Dr. Neal Baer—best known in entertainment circles as a writer for E.R.—has picked up an iconic mid-century modern home in Hollywood Hills West. Baer purchased the property for $4.35 million; it had been priced at $4.5 million.
The home has a unique history: it was owned by Albert Wohlstetter, one of the people who conjured and sustained the fantasy of a winnable nuclear war. A characterization partly based on Wohlstetter appeared in the satirical, gallows-humor disarmament classic, “Dr. Strangelove: Or, How I Learned to Stop Worrying and Love the Bomb,’ although Wohlstetter’s peer, Herman Kahn, is certainly in the character of Strangelove as well. Interestingly, the Wohlstetter home is the work of architect Josef Van der Kar, who was a card-carrying communist. Van der Kar lived next door.
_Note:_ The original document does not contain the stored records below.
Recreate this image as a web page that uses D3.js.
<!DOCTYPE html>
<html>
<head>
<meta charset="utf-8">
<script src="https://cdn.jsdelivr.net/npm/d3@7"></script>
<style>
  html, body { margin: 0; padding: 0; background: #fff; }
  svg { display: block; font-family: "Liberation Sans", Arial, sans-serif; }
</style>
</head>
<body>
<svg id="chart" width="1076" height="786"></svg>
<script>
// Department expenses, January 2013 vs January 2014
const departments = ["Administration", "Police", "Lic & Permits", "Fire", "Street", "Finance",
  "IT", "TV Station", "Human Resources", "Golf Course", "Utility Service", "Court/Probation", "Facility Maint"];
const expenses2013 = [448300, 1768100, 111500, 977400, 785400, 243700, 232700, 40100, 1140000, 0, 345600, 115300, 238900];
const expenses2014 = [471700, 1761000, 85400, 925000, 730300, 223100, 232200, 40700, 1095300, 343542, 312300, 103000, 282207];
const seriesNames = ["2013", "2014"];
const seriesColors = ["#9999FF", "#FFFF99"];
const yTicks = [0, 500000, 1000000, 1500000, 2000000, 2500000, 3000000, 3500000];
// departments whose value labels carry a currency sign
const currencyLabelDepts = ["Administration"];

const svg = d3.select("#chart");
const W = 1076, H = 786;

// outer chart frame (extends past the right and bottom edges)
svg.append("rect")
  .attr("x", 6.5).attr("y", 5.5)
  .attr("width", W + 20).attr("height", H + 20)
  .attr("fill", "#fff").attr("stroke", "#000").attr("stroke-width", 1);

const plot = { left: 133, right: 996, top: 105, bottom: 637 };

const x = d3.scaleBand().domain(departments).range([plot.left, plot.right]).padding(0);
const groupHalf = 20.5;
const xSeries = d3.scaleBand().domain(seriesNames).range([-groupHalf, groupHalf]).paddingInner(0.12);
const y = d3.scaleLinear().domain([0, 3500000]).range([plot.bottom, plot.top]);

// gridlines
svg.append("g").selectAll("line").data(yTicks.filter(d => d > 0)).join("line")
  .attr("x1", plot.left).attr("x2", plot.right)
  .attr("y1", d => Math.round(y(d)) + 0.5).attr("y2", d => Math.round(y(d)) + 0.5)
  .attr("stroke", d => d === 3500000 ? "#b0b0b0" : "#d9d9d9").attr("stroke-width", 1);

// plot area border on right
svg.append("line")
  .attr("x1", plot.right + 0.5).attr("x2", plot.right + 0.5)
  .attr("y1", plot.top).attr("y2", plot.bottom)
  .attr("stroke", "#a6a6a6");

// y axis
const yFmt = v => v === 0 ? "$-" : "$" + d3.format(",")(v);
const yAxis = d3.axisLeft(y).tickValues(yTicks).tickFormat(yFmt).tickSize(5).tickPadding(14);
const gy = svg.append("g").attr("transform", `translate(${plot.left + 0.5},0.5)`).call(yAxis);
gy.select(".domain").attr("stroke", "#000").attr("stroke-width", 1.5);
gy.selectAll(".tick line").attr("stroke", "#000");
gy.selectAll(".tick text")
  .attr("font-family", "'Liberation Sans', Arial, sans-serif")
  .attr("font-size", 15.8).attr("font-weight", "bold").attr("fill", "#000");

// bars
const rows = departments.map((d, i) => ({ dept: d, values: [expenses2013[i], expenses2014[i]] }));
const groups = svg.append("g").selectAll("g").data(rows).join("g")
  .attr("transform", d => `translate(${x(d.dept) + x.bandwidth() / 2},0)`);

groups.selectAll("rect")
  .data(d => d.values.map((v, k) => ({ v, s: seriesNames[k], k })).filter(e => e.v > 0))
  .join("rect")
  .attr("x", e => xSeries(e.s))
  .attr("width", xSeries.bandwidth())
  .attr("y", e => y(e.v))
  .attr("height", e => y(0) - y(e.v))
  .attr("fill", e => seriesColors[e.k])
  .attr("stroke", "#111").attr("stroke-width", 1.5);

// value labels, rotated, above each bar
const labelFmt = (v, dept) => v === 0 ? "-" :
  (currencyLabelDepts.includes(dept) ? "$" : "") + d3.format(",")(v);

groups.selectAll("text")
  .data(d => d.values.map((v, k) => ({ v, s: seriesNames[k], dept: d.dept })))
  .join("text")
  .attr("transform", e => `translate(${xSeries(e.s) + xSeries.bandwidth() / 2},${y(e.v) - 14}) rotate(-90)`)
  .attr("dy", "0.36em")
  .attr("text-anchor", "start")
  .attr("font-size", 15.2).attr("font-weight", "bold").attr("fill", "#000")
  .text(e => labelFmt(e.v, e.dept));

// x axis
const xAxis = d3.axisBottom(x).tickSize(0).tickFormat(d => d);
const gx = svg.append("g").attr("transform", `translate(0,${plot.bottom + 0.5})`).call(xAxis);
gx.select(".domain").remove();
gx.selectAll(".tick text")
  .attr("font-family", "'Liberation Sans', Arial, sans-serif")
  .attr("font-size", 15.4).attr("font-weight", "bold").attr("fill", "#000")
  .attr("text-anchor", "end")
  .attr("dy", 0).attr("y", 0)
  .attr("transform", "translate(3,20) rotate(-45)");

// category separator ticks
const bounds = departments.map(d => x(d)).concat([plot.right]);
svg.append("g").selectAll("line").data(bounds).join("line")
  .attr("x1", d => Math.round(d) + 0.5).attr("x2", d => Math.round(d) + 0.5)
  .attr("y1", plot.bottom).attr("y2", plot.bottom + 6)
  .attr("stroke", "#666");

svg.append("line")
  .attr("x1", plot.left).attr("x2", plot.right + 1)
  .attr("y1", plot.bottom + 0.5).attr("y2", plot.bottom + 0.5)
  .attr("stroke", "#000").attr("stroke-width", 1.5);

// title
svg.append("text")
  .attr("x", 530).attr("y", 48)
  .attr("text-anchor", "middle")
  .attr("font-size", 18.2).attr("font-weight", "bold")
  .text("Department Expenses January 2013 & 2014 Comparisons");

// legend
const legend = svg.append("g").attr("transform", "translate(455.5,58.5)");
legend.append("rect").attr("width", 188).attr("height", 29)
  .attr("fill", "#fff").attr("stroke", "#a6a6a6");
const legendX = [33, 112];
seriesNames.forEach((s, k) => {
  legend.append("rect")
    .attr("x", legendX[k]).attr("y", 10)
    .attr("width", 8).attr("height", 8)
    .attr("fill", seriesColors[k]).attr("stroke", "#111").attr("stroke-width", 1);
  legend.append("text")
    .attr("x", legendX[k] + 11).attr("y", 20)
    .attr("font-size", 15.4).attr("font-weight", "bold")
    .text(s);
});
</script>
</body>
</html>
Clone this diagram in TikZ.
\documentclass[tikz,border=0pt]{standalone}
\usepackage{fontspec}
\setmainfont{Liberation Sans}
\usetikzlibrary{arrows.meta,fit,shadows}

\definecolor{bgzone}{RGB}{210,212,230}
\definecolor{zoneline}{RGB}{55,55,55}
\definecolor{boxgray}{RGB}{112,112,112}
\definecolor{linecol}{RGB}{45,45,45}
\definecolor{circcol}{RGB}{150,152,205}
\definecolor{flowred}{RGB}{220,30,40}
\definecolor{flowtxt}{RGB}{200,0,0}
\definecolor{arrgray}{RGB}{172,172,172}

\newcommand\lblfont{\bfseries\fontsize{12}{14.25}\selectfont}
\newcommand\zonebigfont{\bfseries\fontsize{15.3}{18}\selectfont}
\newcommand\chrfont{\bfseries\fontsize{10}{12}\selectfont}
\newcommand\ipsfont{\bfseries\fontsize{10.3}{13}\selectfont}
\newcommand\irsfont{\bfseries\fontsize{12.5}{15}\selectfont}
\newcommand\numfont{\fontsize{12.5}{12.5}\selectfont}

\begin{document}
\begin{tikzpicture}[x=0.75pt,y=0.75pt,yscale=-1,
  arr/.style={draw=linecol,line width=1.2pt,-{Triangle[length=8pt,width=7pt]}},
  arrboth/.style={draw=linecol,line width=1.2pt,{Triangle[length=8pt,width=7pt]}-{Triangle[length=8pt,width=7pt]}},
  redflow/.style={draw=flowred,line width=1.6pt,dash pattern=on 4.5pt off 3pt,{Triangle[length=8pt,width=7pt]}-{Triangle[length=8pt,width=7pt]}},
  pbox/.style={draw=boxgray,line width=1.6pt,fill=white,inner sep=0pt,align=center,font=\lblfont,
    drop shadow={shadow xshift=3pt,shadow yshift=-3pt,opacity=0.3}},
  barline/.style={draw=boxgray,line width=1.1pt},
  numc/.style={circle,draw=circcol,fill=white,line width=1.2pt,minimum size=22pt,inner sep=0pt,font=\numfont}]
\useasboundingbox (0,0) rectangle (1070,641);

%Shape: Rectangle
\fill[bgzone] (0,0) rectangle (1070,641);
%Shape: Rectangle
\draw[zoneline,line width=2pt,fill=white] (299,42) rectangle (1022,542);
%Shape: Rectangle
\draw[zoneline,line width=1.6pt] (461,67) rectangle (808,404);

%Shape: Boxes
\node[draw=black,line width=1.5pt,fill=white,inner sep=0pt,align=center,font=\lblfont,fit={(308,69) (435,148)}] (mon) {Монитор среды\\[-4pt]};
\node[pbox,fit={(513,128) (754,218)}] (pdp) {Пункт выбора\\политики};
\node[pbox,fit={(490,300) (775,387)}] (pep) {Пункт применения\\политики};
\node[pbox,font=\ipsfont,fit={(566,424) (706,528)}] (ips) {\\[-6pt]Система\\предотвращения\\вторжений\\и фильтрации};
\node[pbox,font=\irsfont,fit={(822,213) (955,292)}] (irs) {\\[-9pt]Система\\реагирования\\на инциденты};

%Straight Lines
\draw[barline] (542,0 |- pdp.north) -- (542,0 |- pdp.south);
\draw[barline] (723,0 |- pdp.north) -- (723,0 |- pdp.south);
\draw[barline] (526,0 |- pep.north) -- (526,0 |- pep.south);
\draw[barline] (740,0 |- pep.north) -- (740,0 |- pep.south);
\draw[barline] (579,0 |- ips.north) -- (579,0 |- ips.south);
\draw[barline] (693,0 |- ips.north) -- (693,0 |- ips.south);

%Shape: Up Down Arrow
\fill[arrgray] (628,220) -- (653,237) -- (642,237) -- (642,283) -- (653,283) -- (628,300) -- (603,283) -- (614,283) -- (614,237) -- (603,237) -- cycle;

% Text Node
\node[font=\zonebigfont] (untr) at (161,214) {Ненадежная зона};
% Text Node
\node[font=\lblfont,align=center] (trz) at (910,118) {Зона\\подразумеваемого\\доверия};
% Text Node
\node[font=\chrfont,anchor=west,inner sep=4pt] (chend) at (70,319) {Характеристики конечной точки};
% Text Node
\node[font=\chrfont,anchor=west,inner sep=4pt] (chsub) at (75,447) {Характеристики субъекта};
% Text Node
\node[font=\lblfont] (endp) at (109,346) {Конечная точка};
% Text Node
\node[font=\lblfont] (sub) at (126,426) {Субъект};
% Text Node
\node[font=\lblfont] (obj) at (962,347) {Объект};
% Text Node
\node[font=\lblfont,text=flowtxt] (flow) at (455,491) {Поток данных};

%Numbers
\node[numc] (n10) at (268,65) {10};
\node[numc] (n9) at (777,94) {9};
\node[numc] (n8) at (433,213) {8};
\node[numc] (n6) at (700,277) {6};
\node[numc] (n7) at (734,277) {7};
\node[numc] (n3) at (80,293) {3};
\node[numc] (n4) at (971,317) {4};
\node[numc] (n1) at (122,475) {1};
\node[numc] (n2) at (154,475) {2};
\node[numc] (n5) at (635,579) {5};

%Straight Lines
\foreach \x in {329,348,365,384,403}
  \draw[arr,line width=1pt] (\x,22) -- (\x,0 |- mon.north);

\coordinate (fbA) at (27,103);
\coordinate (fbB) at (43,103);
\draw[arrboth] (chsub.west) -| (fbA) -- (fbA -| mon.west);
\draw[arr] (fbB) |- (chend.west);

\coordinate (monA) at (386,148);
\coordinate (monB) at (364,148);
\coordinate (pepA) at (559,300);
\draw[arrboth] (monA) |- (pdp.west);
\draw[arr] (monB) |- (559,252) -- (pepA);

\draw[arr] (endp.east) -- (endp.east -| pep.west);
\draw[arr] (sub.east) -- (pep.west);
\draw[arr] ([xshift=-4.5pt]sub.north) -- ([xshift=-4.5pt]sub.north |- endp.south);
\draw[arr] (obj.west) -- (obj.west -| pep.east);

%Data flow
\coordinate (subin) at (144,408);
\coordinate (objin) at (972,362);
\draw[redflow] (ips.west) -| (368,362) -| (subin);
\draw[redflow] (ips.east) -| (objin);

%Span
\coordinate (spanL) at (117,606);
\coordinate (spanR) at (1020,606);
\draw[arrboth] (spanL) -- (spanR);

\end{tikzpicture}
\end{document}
H-bomb tension juju notwithstanding, the house is a beautiful example of the style, and a wonderful acquisition: formal via the functional, boxy and utilitarian, the beauty of a home like this rests partly in contrast: the fact that its creative flourishes stand out so boldly against its logical design elements. Exterior toning accents are rendered in a blend of bright warm and cool. The house’s roofline is angled slightly skyward, as if about to take flight; it is a motif which crops up in Van der Kar’s work, indicating a threshold of potential.
Interiors are expressed in a thought-provoking combination of warm tones, wood grain, and angularity. The home measures 2,700 square feet, and contains three bedrooms and three baths. The property also includes a guest house among gardens designed in the Japanese style, a koi pond, and a ramada.
As an intern out of Harvard Med, Baer was drawn inexorably into television. He was hired for the first season of ‘E.R.’; he remained with the program for seven seasons as a writer and producer.